*TASK PROMPT*: Copy from the first line below down to and including the line with "V82 L294,84 M312,75". Skip the pictures.
:::::
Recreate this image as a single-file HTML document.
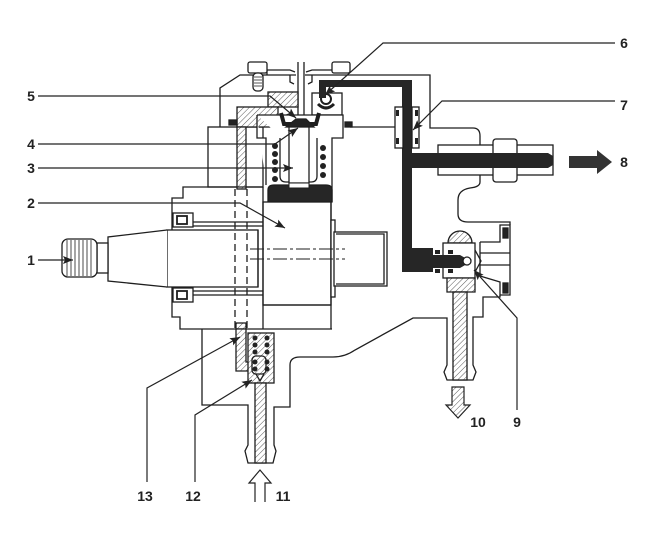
<!DOCTYPE html>
<html><head><meta charset="utf-8"><style>
html,body{margin:0;padding:0;background:#fff;}
svg{display:block}
text{font-family:"Liberation Sans",sans-serif;font-weight:bold;font-size:14px;fill:#222}
</style></head><body>
<svg width="648" height="533" viewBox="0 0 648 533" xmlns="http://www.w3.org/2000/svg">
<defs>
<pattern id="h" width="4" height="4" patternUnits="userSpaceOnUse" patternTransform="rotate(45)">
<rect width="4" height="4" fill="#fff"/>
<line x1="0" y1="0" x2="0" y2="4" stroke="#444" stroke-width="0.9"/>
</pattern>
<marker id="a" viewBox="0 0 10 8" refX="10" refY="4" markerWidth="10" markerHeight="8" orient="auto" markerUnits="userSpaceOnUse">
<path d="M0,0 L10,4 L0,8 L2,4 Z" fill="#222"/>
</marker>
</defs>

<g stroke="#1e1e1e" stroke-width="1.3" fill="none">
<!-- upper cover -->
<path d="M220,127 V88 L240,75 H296 M305,75 H430 V128 H473 Q480,128 480,136 V145" />
<path d="M267,75 V70 H290 L295,72 M306,72 L312,70 H332" />
<rect x="248" y="62" width="19" height="11" rx="2" fill="#fff"/>
<rect x="332" y="62" width="18" height="11" rx="2" fill="#fff"/>
<rect x="253" y="73" width="10" height="18" rx="4" fill="#fff"/>
<path d="M254,77 H262 M254,80 H262 M254,83 H262 M254,86 H262" stroke-width="0.8"/>
<path d="M298,62 V116 M304,62 V116"/>
<path d="M290,75 V82 L294,84 M312,75 V82 L308,84"/>

<!-- left block + hatched pieces -->
<rect x="208" y="127" width="55" height="60" fill="#fff"/>
<rect x="268" y="92" width="30" height="15" fill="url(#h)"/>
<rect x="237" y="107" width="41" height="20" fill="url(#h)"/>
<rect x="237" y="127" width="9" height="62" fill="url(#h)"/>
<rect x="229" y="120" width="8" height="5" fill="#222"/>
<rect x="345" y="122" width="7" height="5" fill="#222"/>

<!-- ball valve 6 box -->
<rect x="312" y="93" width="30" height="22" fill="#fff"/>
<circle cx="326" cy="99" r="5" stroke-width="2"/>
<path d="M318,104 Q326,112 334,104" stroke-width="3"/>

<!-- plunger head / spring chamber -->
<path d="M257,115 H343 V138 H332 V185 M257,115 V138 H266 V185" fill="#fff"/>
<path d="M332,185 V202"/>
<path d="M280,138 V176 Q280,182 286,182 H311 Q317,182 317,176 V138"/>
<path d="M281,113 L284,124 H316 L319,113" stroke-width="4"/>
<path d="M286,127 L296,119 H306 L314,127 Z" fill="#222"/>
<rect x="289" y="127" width="20" height="56" fill="#fff"/>
<g fill="#222" stroke="none">
<circle cx="275" cy="146" r="3"/><circle cx="275" cy="154" r="3"/><circle cx="275" cy="162" r="3"/><circle cx="275" cy="170" r="3"/><circle cx="275" cy="179" r="3"/>
<circle cx="323" cy="148" r="3"/><circle cx="323" cy="157" r="3"/><circle cx="323" cy="166" r="3"/><circle cx="323" cy="175" r="3"/>
</g>
<path d="M268,202 V190 Q268,185 274,185 H326 Q332,185 332,190 V202 Z" fill="#262626"/>
<rect x="289" y="183" width="20" height="5" fill="#fff" stroke-width="1"/>

<!-- cam housing -->
<path d="M263,187 H183 V198 H172 V317 H180 V329 H332"/>
<rect x="263" y="202" width="68" height="103" fill="#fff"/>
<path d="M263,187 V329 M331,202 V329 M263,305 H331"/>
<rect x="331" y="220" width="4" height="77" fill="#fff"/>
<rect x="334" y="232" width="53" height="54" fill="#fff"/>
<path d="M336,234 H384 V284 H336"/>
<path d="M193,222 H263 M193,226 H263 M193,291 H263 M193,295 H263"/>
<rect x="173" y="213" width="20" height="14" fill="#fff"/>
<rect x="177" y="216" width="10" height="8" stroke-width="1.8"/>
<rect x="173" y="288" width="20" height="14" fill="#fff"/>
<rect x="177" y="291" width="10" height="8" stroke-width="1.8"/>
<rect x="167" y="230" width="91" height="57" fill="#fff"/>
<path d="M258,230 V287" />
<path d="M167,230 L108,237 V281 L167,287" fill="#fff"/>
<rect x="97" y="243" width="11" height="30" fill="#fff"/>
<rect x="62" y="239" width="35" height="38" rx="6" fill="#fff"/>
<path d="M67,240 V276 M71,240 V276 M75,240 V276 M79,240 V276 M83,240 V276 M87,240 V276 M91,240 V276" stroke-width="0.8"/>
<path d="M235,189 V329 M247,189 V329" stroke-dasharray="7,4"/>
<rect x="236" y="323" width="10" height="6" fill="url(#h)"/>
<path d="M250,249 H345 M250,259 H345" stroke-width="1" stroke-dasharray="14,3,3,3"/>

<!-- lower body -->
<path d="M202,329 V405 H248 V445 L245,451 L248,463 H273 L276,451 L274,445 V407 H290 V365 Q290,357 300,357 H333 Q345,357 355,350 L413,318 H447 V365 L444,372 L447,380 H473 L476,372 L473,365 V317 H483 V297 H500 V295"/>
<path d="M236,329 H246 V362 H249 V371 H236 Z" fill="url(#h)"/>
<rect x="248" y="333" width="26" height="50" fill="url(#h)"/>
<rect x="252" y="356" width="14" height="18" rx="4" fill="url(#h)"/>
<g fill="#222" stroke="none">
<circle cx="255" cy="338" r="2.5"/><circle cx="267" cy="338" r="2.5"/><circle cx="255" cy="345" r="2.5"/><circle cx="267" cy="345" r="2.5"/><circle cx="255" cy="352" r="2.5"/><circle cx="267" cy="352" r="2.5"/><circle cx="255" cy="362" r="2.5"/><circle cx="267" cy="362" r="2.5"/><circle cx="255" cy="369" r="2.5"/><circle cx="267" cy="369" r="2.5"/>
</g>
<path d="M256,374 L260,381 L264,374"/>
<rect x="255" y="383" width="11" height="80" fill="url(#h)"/>

<!-- right side fittings -->
<path d="M350,127 H395"/>
<rect x="438" y="145" width="115" height="30" fill="#fff"/>
<rect x="493" y="139" width="24" height="43" rx="3" fill="#fff"/>
<path d="M480,175 V182 Q480,187 470,188 Q458,190 458,200 V214 Q458,222 468,222 H510 V225"/>
<path d="M480,242 H500 V225 H510 V295 H500 V282 L480,276 M480,242 V276 M480,253 H510 M480,265 H510"/>
<rect x="503" y="228" width="5" height="10" fill="#222"/>
<rect x="503" y="283" width="5" height="10" fill="#222"/>
<path d="M448,243 A12,12 0 0 1 472,243 Z" fill="url(#h)"/>
<rect x="443" y="243" width="32" height="35" fill="#fff"/>
<path d="M447,278 H475 V292 H447 Z" fill="url(#h)"/>
<rect x="453" y="292" width="14" height="88" fill="url(#h)"/>
<path d="M475,250 L481,261 L475,272"/>

<!-- rail -->
<path d="M319,80 H412 V248 H433 V255 H460 L467,259 V264 L460,268 H433 V272 H402 V87 H326 V98 H319 Z" fill="#262626" stroke="none"/>
<path d="M412,153 H548 L553,156 V165 L548,168 H412 Z" fill="#262626" stroke="none"/>
<circle cx="467" cy="261" r="4" fill="#fff"/>
<g fill="#222" stroke="none">
<rect x="435" y="250" width="5" height="4"/><rect x="448" y="250" width="5" height="4"/>
<rect x="435" y="269" width="5" height="4"/><rect x="448" y="269" width="5" height="4"/>
</g>
<rect x="395" y="107" width="8" height="41" fill="#fff"/>
<rect x="412" y="107" width="7" height="41" fill="#fff"/>
<g fill="#222" stroke="none">
<rect x="396" y="110" width="3" height="6"/><rect x="396" y="138" width="3" height="6"/>
<rect x="415" y="110" width="3" height="6"/><rect x="415" y="138" width="3" height="6"/>
</g>
</g>

<!-- leader lines -->
<g stroke="#222" stroke-width="1.2" fill="none">
<path d="M38,96 H270 L296,118" marker-end="url(#a)"/>
<path d="M38,144 H275 L298,128" marker-end="url(#a)"/>
<path d="M38,168 H293" marker-end="url(#a)"/>
<path d="M38,203 H240 L285,228" marker-end="url(#a)"/>
<path d="M38,260 H73" marker-end="url(#a)"/>
<path d="M615,43 H383 L325,95" marker-end="url(#a)"/>
<path d="M615,101 H442 L413,130" marker-end="url(#a)"/>
<path d="M517,410 V318 L474,270" marker-end="url(#a)"/>
<path d="M195,482 V415 L252,380" marker-end="url(#a)"/>
<path d="M147,482 V388 L240,337" marker-end="url(#a)"/>
</g>

<!-- flow arrows -->
<path d="M569,156 H597 V150 L612,162 L597,174 V168 H569 Z" fill="#333"/>
<path d="M452,387 H464 V405 H470 L458,418 L446,405 H452 Z" fill="url(#h)" stroke="#222" stroke-width="1.2"/>
<path d="M255,502 V483 H249 L260,470 L271,483 H265 V502" fill="#fff" stroke="#222" stroke-width="1.2"/>

<!-- labels -->
<text x="31" y="101" text-anchor="middle">5</text>
<text x="31" y="149" text-anchor="middle">4</text>
<text x="31" y="173" text-anchor="middle">3</text>
<text x="31" y="208" text-anchor="middle">2</text>
<text x="31" y="265" text-anchor="middle">1</text>
<text x="624" y="48" text-anchor="middle">6</text>
<text x="624" y="110" text-anchor="middle">7</text>
<text x="624" y="167" text-anchor="middle">8</text>
<text x="517" y="427" text-anchor="middle">9</text>
<text x="478" y="427" text-anchor="middle">10</text>
<text x="283" y="501" text-anchor="middle">11</text>
<text x="193" y="501" text-anchor="middle">12</text>
<text x="145" y="501" text-anchor="middle">13</text>
</svg>
</body></html>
:::::
*THE RESULT*:
Recreate this image as a single-file HTML document.
<!DOCTYPE html>
<html><head><meta charset="utf-8"><style>
html,body{margin:0;padding:0;background:#fff;}
svg{display:block}
text{font-family:"Liberation Sans",sans-serif;font-weight:bold;font-size:14px;fill:#222}
</style></head><body>
<svg width="648" height="533" viewBox="0 0 648 533" xmlns="http://www.w3.org/2000/svg">
<defs>
<pattern id="h" width="4" height="4" patternUnits="userSpaceOnUse" patternTransform="rotate(45)">
<rect width="4" height="4" fill="#fff"/>
<line x1="0" y1="0" x2="0" y2="4" stroke="#444" stroke-width="0.9"/>
</pattern>
<marker id="a" viewBox="0 0 10 8" refX="10" refY="4" markerWidth="10" markerHeight="8" orient="auto" markerUnits="userSpaceOnUse">
<path d="M0,0 L10,4 L0,8 L2,4 Z" fill="#222"/>
</marker>
</defs>

<g stroke="#1e1e1e" stroke-width="1.3" fill="none">
<!-- upper cover -->
<path d="M220,127 V88 L240,75 H296 M305,75 H430 V128 H473 Q480,128 480,136 V145" />
<path d="M267,75 V70 H290 L295,72 M306,72 L312,70 H332" />
<rect x="248" y="62" width="19" height="11" rx="2" fill="#fff"/>
<rect x="332" y="62" width="18" height="11" rx="2" fill="#fff"/>
<rect x="253" y="73" width="10" height="18" rx="4" fill="#fff"/>
<path d="M254,77 H262 M254,80 H262 M254,83 H262 M254,86 H262" stroke-width="0.8"/>
<path d="M298,62 V116 M304,62 V116"/>
<path d="M290,75 V82 L294,84 M312,75 V82 L308,84"/>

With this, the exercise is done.